[PATCH 3 of 2] treemanifest: store sub-manifests revlog per directory
Martin von Zweigbergk
martinvonz at google.com
Wed Apr 15 15:45:42 CDT 2015
On Wed, Apr 15, 2015 at 1:37 PM Drew Gottlieb <drgott at google.com> wrote:
> What if we different flags for using in-memory tree manifests and actually
> using tree revlogs?
>
I don't think there's any reason for the user to want treemanifests in
memory if the on-disk format is flat, so there's no separate config.
>
> On Wed, Apr 15, 2015 at 4:35 PM Martin von Zweigbergk <
> martinvonz at google.com> wrote:
>
>> # HG changeset patch
>> # User Martin von Zweigbergk <martinvonz at google.com>
>> # Date 1428968680 25200
>> # Mon Apr 13 16:44:40 2015 -0700
>> # Node ID 71ffbbae4096ca945a3106fd9a2297137ddad168
>> # Parent f739948917053db6732e30c62a1089390f4ba06f
>> treemanifest: store sub-manifests revlog per directory
>>
>> With this change, when experiment.treemanifest=True, commits will be
>> written with one manifest revlog per directory.
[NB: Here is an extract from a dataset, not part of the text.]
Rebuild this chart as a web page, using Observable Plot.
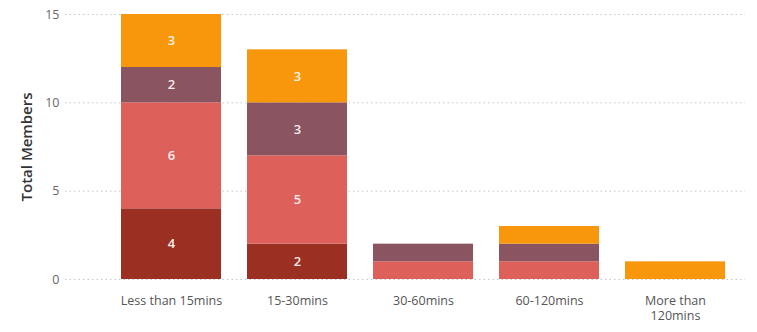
<!DOCTYPE html>
<html>
<head>
<meta charset="utf-8">
<script src="https://cdn.jsdelivr.net/npm/d3@7"></script>
<script src="https://cdn.jsdelivr.net/npm/@observablehq/plot@0.6"></script>
<style>
  html, body { margin: 0; padding: 0; background: #fff; }
  #chart svg { display: block; }
</style>
</head>
<body>
<div id="chart"></div>
<script>
const categories = ["Less than 15mins", "15-30mins", "30-60mins", "60-120mins", "More than 120mins"];
const tickLabels = ["Less than 15mins", "15-30mins", "30-60mins", "60-120mins", "More than\n120mins"];
const seriesNames = ["Group 1", "Group 2", "Group 3", "Group 4"];
const group1 = [4, 2, 0, 0, 0];
const group2 = [6, 5, 1, 1, 0];
const group3 = [2, 3, 1, 1, 0];
const group4 = [3, 3, 0, 1, 1];
const seriesColors = ["#9b2f22", "#de605b", "#8a5461", "#f8960c"];
const yTicks = [0, 5, 10, 15];

const seriesValues = [group1, group2, group3, group4];
const rows = [];
seriesNames.forEach((s, si) => {
  categories.forEach((c, ci) => {
    const v = seriesValues[si][ci];
    if (v > 0) rows.push({category: c, series: s, value: v});
  });
});
const labelOf = new Map(categories.map((c, i) => [c, tickLabels[i]]));

const chart = Plot.plot({
  width: 757,
  height: 332,
  marginTop: 14,
  marginBottom: 53,
  marginLeft: 65,
  marginRight: 12,
  style: {fontFamily: "'Open Sans', 'Noto Sans', sans-serif", background: "#fff"},
  x: {domain: categories, paddingInner: 0.208, paddingOuter: 0.297, align: 0.733, label: null},
  y: {domain: [0, 15], label: null},
  color: {domain: seriesNames, range: seriesColors},
  marks: [
    Plot.gridY(yTicks, {stroke: "#c8c8c8", strokeOpacity: 1, strokeDasharray: "1.5,3", strokeWidth: 1}),
    Plot.barY(rows, {x: "category", y: "value", fill: "series"}),
    Plot.text(rows, Plot.stackY({
      x: "category", y: "value", z: "series",
      text: d => d.value > 1 ? String(d.value) : null,
      fill: "#fff", fillOpacity: 0.92, fontSize: 13, fontWeight: 600
    })),
    Plot.axisX({
      tickSize: 0, tickPadding: 14, fontSize: 12.5, color: "#555", lineHeight: 1.25,
      tickFormat: d => labelOf.get(d), label: null
    }),
    Plot.axisY(yTicks, {
      tickSize: 0, tickPadding: 6, fontSize: 12.5, color: "#666",
      label: "Total Members", labelAnchor: "center", labelArrow: "none", labelOffset: 44
    })
  ]
});
document.getElementById("chart").appendChild(chart);
// style the y-axis label
chart.querySelectorAll("g[aria-label='y-axis label'] text").forEach(t => {
  t.setAttribute("fill", "#333");
  t.setAttribute("font-size", "15");
  t.setAttribute("font-weight", "600");
});
</script>
</body>
</html>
The manifest revlogs
>> are stored in .hg/store/metadata/$dir/00manifest.[id].
>>
>> Flat manifests can still be read and interacted with as usual (they
>> are also read into treemanifest instances). The functionality for
>> writing treemanifest as trees to disk is in addition to the current
>> functionality of writing treemanifest as a flat manifest to disk;
>> tests still pass with '_treeinmem=True' hardcoded.
>>
>> Important functionality that is not yet done:
>>
>> * .hg/requires is not updated, so running e.g. 'hg diff --change .'
>> will crash if '.' is stored as a tree
>>
>> * Exchange is not implemented. It will probably involve a
>> changegroupv3 that allows multiple manifest revlogs.
>>
>> diff -r f73994891705 -r 71ffbbae4096 mercurial/manifest.py
>> --- a/mercurial/manifest.py Sun Apr 12 23:01:18 2015 -0700
>> +++ b/mercurial/manifest.py Mon Apr 13 16:44:40 2015 -0700
>> @@ -444,11 +444,15 @@
>> class treemanifest(object):
>> def __init__(self, dir='', text=''):
>> self._dir = dir
>> + self._node = revlog.nullid
>> self._dirs = {}
>> # Using _lazymanifest here is a little slower than plain old
>> dicts
>> self._files = {}
>> self._flags = {}
>> - self.parse(text)
>> + def readsubtree(subdir, subm):
>> + raise AssertionError('treemanifest constructor only accepts '
>> + 'flat manifests')
>> + self.parse(text, readsubtree)
>>
>> def _subpath(self, path):
>> return self._dir + path
>> @@ -464,7 +468,22 @@
>> util.all(m._isempty() for m in self._dirs.values())))
>>
>> def __str__(self):
>> - return '<treemanifest dir=%s>' % self._dir
>> + return ('<treemanifest dir=%s, node=%s>' %
>> + (self._dir, revlog.hex(self._node)))
>> +
>> + def dir(self):
>> + '''The directory that this tree manifest represents, including a
>> + trailing '/'. Empty string for the repo root directory.'''
>> + return self._dir
>> +
>> + def node(self):
>> + '''This node of this instance. nullid for unsaved instances.
>> Should
>> + be updated when the instance is read or written from a revlog.
>> + '''
>> + return self._node
>> +
>> + def setnode(self, node):
>> + self._node = node
>>
>> def iteritems(self):
>> for p, n in sorted(self._dirs.items() + self._files.items()):
>> @@ -557,6 +576,7 @@
>>
>> def setflag(self, f, flags):
>> """Set the flags (symlink, executable) for path f."""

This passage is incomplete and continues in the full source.